**Work to be completed:** Report how many lines contain the word "this"; answer with the number only.

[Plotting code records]
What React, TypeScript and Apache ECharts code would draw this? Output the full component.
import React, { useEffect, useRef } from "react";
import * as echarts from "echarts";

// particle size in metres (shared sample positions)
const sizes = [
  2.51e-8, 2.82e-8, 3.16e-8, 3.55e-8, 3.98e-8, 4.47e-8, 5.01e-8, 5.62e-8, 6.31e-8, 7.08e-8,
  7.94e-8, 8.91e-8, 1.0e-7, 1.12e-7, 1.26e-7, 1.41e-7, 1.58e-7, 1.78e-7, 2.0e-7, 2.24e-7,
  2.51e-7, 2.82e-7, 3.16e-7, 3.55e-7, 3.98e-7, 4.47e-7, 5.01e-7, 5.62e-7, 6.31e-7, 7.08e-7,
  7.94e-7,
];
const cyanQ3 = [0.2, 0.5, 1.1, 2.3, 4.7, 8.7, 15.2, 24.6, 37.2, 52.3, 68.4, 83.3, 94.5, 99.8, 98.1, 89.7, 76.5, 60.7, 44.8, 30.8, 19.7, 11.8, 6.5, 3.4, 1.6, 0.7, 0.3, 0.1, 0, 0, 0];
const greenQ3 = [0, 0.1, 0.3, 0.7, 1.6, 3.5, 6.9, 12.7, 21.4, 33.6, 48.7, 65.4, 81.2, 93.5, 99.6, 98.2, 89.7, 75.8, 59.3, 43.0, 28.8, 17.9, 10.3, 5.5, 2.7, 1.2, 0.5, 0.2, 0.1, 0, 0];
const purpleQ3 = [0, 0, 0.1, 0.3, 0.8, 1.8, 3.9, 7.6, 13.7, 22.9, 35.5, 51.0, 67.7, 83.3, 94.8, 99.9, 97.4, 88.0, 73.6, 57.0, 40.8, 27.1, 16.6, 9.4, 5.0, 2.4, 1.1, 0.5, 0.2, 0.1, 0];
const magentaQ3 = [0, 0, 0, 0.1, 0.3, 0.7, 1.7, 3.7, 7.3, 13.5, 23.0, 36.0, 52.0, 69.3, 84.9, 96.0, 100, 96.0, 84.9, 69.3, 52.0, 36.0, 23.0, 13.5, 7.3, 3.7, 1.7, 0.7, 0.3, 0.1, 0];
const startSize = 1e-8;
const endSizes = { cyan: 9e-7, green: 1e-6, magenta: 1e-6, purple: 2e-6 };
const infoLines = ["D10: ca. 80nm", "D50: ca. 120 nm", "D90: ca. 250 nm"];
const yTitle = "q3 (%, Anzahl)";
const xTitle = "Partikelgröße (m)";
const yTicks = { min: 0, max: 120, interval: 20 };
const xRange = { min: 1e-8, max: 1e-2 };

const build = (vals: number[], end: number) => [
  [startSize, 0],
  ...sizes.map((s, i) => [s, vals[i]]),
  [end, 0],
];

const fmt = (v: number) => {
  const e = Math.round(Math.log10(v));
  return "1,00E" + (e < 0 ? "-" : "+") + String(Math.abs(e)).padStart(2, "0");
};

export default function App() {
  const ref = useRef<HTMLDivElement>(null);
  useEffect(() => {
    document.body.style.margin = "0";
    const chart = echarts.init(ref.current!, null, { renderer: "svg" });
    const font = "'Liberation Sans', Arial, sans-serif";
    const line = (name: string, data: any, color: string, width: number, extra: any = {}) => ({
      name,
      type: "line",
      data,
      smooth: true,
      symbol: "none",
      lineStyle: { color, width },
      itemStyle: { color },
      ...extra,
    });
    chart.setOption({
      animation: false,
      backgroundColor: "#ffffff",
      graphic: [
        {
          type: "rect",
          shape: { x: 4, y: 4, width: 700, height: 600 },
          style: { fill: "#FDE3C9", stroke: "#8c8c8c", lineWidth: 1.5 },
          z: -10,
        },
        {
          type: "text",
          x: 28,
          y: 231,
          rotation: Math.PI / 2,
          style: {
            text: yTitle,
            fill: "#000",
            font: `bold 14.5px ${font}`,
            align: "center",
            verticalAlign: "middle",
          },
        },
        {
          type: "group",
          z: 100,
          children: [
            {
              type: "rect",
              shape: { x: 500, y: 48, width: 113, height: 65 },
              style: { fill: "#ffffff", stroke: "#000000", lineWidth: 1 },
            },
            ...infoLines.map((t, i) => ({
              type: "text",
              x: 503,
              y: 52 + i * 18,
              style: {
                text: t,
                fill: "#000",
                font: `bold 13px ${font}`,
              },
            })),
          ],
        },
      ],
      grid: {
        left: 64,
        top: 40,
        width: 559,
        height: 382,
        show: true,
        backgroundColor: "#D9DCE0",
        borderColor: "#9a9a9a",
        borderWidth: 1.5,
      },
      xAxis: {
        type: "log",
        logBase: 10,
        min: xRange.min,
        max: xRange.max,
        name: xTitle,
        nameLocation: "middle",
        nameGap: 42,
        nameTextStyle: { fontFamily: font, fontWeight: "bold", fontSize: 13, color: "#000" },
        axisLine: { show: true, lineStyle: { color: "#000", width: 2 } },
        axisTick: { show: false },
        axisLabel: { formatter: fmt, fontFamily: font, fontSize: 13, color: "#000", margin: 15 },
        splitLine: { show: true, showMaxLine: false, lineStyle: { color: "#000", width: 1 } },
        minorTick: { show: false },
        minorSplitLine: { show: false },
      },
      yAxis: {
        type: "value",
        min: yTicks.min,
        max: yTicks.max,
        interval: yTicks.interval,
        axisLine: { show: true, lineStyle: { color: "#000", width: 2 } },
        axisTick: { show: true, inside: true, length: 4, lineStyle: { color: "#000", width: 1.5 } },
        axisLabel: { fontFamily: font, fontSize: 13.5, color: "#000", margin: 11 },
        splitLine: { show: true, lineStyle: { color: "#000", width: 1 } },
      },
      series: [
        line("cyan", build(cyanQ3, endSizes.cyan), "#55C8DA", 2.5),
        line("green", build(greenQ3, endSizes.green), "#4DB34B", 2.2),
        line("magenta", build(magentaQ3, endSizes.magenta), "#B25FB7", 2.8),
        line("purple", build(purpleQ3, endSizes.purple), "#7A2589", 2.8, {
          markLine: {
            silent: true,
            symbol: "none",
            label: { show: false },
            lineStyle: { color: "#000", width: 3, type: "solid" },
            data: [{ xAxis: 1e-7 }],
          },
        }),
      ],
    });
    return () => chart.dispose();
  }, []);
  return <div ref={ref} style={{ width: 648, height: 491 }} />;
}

--

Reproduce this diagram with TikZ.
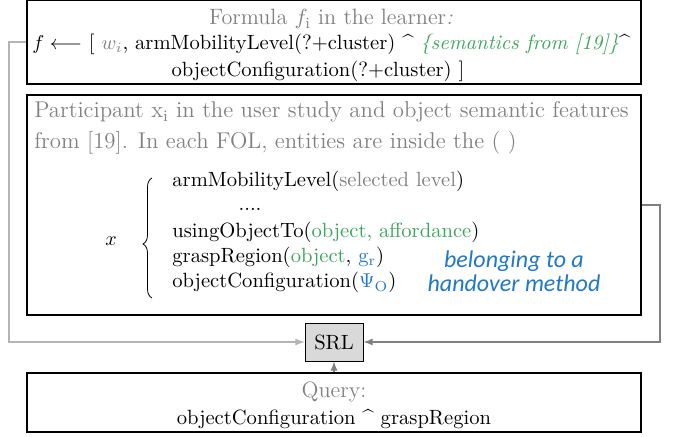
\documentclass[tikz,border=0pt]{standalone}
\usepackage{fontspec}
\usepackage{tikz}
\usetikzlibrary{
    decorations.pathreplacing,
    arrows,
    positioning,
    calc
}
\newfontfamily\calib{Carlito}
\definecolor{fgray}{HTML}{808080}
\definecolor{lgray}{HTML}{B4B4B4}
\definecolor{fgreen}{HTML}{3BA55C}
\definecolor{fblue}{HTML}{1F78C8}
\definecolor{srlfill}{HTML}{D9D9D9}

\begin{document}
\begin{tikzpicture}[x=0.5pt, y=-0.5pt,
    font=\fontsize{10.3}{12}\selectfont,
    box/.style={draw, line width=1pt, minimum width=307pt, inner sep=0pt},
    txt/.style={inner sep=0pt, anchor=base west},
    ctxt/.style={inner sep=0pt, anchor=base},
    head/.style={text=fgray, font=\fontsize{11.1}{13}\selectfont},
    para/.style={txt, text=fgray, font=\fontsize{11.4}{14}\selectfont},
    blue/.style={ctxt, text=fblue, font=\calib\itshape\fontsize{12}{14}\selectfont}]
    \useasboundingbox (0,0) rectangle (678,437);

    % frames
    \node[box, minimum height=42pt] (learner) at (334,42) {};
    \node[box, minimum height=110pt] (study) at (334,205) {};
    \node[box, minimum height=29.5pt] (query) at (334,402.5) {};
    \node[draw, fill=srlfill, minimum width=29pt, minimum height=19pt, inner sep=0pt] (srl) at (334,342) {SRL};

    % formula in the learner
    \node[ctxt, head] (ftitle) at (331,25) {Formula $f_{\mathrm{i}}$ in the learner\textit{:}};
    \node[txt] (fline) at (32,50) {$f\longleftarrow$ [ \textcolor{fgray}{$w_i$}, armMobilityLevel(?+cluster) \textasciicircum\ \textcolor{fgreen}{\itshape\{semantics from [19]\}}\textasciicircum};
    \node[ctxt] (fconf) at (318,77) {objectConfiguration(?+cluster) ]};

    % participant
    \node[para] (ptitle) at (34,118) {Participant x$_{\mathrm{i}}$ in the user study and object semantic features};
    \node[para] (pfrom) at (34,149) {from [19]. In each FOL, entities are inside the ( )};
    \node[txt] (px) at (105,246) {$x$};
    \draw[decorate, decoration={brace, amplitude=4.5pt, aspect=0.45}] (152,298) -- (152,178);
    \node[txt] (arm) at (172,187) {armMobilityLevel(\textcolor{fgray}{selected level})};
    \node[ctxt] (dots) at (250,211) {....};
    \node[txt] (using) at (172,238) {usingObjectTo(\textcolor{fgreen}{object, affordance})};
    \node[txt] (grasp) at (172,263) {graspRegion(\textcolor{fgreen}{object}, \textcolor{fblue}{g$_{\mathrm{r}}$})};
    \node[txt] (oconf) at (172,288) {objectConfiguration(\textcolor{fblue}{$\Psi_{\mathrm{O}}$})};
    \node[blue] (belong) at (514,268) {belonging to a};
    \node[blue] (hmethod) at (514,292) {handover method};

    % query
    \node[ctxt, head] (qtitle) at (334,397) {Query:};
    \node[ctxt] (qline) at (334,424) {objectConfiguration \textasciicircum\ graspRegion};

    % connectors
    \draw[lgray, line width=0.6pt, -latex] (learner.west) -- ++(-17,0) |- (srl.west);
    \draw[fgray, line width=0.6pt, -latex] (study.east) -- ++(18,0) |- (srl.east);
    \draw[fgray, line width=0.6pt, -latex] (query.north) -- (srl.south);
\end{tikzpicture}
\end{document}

**Finished task:** 2